Auction.com in late July made the record books, closing the largest online real estate transaction in history.
The Manhattan Towers office property in Manhattan Beach, California, sold for $96.075 million in a custom online auction. The sale of the 309,734-square-foot property topped the previous record holder for largest e-commerce transaction, Mark Cuban’s purchase of a Gulfstream jet for $40 million in 1999.
The Manhattan Towers office complex is located far from any Midwest city. But the sale is still important for commercial real estate owners and brokers working throughout the Midwest. It’s just more evidence that online auctions aren’t only for distressed commercial property today.
Rick Sharga, executive vice president of Auction.com, said that a growing number of owners and brokers are turning to online auctions as a way to sell even trophy properties.
“What commercial buildings are right for online auctions? The glib answer would be to say ‘All of them,'” Sharga said. “But all kidding aside, there are very few properties where an online auction would be a bad idea. The same things that make a property attractive for a traditional sale make it even more attractive for an auction sale: the demographics and economics of an area.”
Sharga said that more owners and brokers understand this today, and many are asking Auction.com to sell their non-distressed inventory.
An auction exposes properties to a broader pool of buyers, Sharga said. That’s why more than 60 percent of the time, buyers purchasing properties sold through Auction.com come from outside the states in which these properties are located.
The auction format often results in quicker closings, Sharga said. That’s because Auction.com requires that all due diligence be done in advance of the auction.
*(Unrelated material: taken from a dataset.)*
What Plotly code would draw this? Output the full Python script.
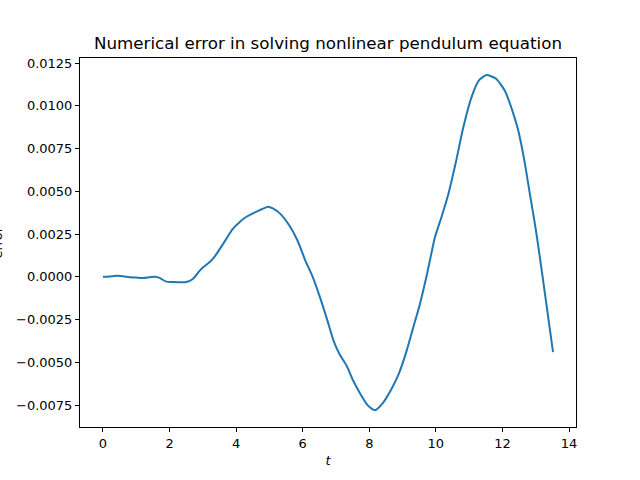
import plotly.graph_objects as go

t = [0, 0.2, 0.4, 0.6, 0.8, 1.0, 1.2, 1.4, 1.56, 1.7, 1.9, 2.1, 2.3, 2.5, 2.7, 2.9,
     3.0, 3.2, 3.36, 3.6, 3.9, 4.1, 4.3, 4.6, 4.97, 5.1, 5.32, 5.6, 5.85, 6.07, 6.3,
     6.52, 6.75, 6.92, 7.1, 7.32, 7.5, 7.72, 7.95, 8.17, 8.4, 8.71, 8.9, 9.11, 9.3,
     9.52, 9.75, 9.97, 10.17, 10.37, 10.6, 10.82, 11.07, 11.3, 11.52, 11.8, 12.07,
     12.25, 12.47, 12.65, 12.82, 13.0, 13.12, 13.3, 13.52]
error = [0.0, 0.00002, 0.00006, 0.00004, -0.00002, -0.00004, -0.00006, -0.00002,
         0.00001, -0.00006, -0.00028, -0.00030, -0.00032, -0.00030, -0.00012, 0.00035,
         0.00055, 0.00085, 0.0012, 0.0019, 0.0028, 0.0032, 0.0035, 0.0038, 0.0041,
         0.0040, 0.0037, 0.0030, 0.0021, 0.0010, 0.0, -0.0012, -0.0026, -0.0037,
         -0.0045, -0.0052, -0.0060, -0.0068, -0.0075, -0.0078, -0.0074, -0.0064,
         -0.0056, -0.0044, -0.0031, -0.0016, 0.0003, 0.0023, 0.0035, 0.0048, 0.0067,
         0.0087, 0.0105, 0.0115, 0.0118, 0.0116, 0.0109, 0.0100, 0.0086, 0.0069,
         0.0049, 0.0028, 0.0012, -0.0013, -0.0044]

xtick_vals = [0, 2, 4, 6, 8, 10, 12, 14]
ytick_vals = [-0.0075, -0.0050, -0.0025, 0.0, 0.0025, 0.0050, 0.0075, 0.0100, 0.0125]
ytick_text = ["\u22120.0075", "\u22120.0050", "\u22120.0025", "0.0000", "0.0025",
              "0.0050", "0.0075", "0.0100", "0.0125"]

font = "DejaVu Sans"
fig = go.Figure()
fig.add_trace(go.Scatter(x=t, y=error, mode="lines",
                         line=dict(color="#1f77b4", width=2, shape="spline", smoothing=0.6)))

axis_common = dict(showline=True, linecolor="black", linewidth=1, mirror=True,
                   showgrid=False, zeroline=False, ticks="outside", ticklen=4,
                   tickcolor="black", tickwidth=1,
                   tickfont=dict(family=font, size=13, color="black"))

fig.update_layout(
    width=640, height=480,
    margin=dict(l=80, r=64, t=58, b=53),
    paper_bgcolor="white", plot_bgcolor="white",
    showlegend=False,
    title=dict(text="Numerical error in solving nonlinear pendulum equation",
               x=0.5, xanchor="center", xref="paper", y=1 - 43 / 480, yanchor="middle",
               font=dict(family=font, size=16.7, color="black")),
    xaxis=dict(range=[-0.69, 14.21], tickvals=xtick_vals,
               title=dict(text="<i>t</i>", font=dict(family=font, size=13, color="black"),
                          standoff=6),
               **axis_common),
    yaxis=dict(range=[-0.00878, 0.0128], tickvals=ytick_vals, ticktext=ytick_text,
               **axis_common),
    annotations=[dict(text="error", textangle=-90, xref="paper", yref="paper",
                      x=(-3 - 80) / 496, y=0.5, xanchor="center", yanchor="middle",
                      showarrow=False, font=dict(family=font, size=13, color="black"))],
)

fig.write_html("out.html", config={"displayModeBar": False},
               post_script="document.body.style.margin='0';")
Sharga said that 97 percent of the time, sales close within 30 days of the completed auction.
One big hurdle is preventing even more owners and brokers from relying on the auction format to sell their commercial properties, Sharga said: Too many of these professionals still think that auctions — online or traditional — are only appropriate for distressed properties.
“Once brokers and owners clear that mental hurdle, it doesn’t take them long to realize that there are a lot of good reasons to consider the auction process,” Sharga said.
Today, more than 50 percent of the assets that Auction.com sells on the commercial side are non-distressed, high-quality properties, Sharga said.
“The word is starting to get out there,” he said. “That $96 million sale raised some eyebrows. People historically have not thought of auctions for those kinds of properties. But we think we are making excellent progress in spreading the message that auctions are the right way to sell a wide variety of high-quality assets.”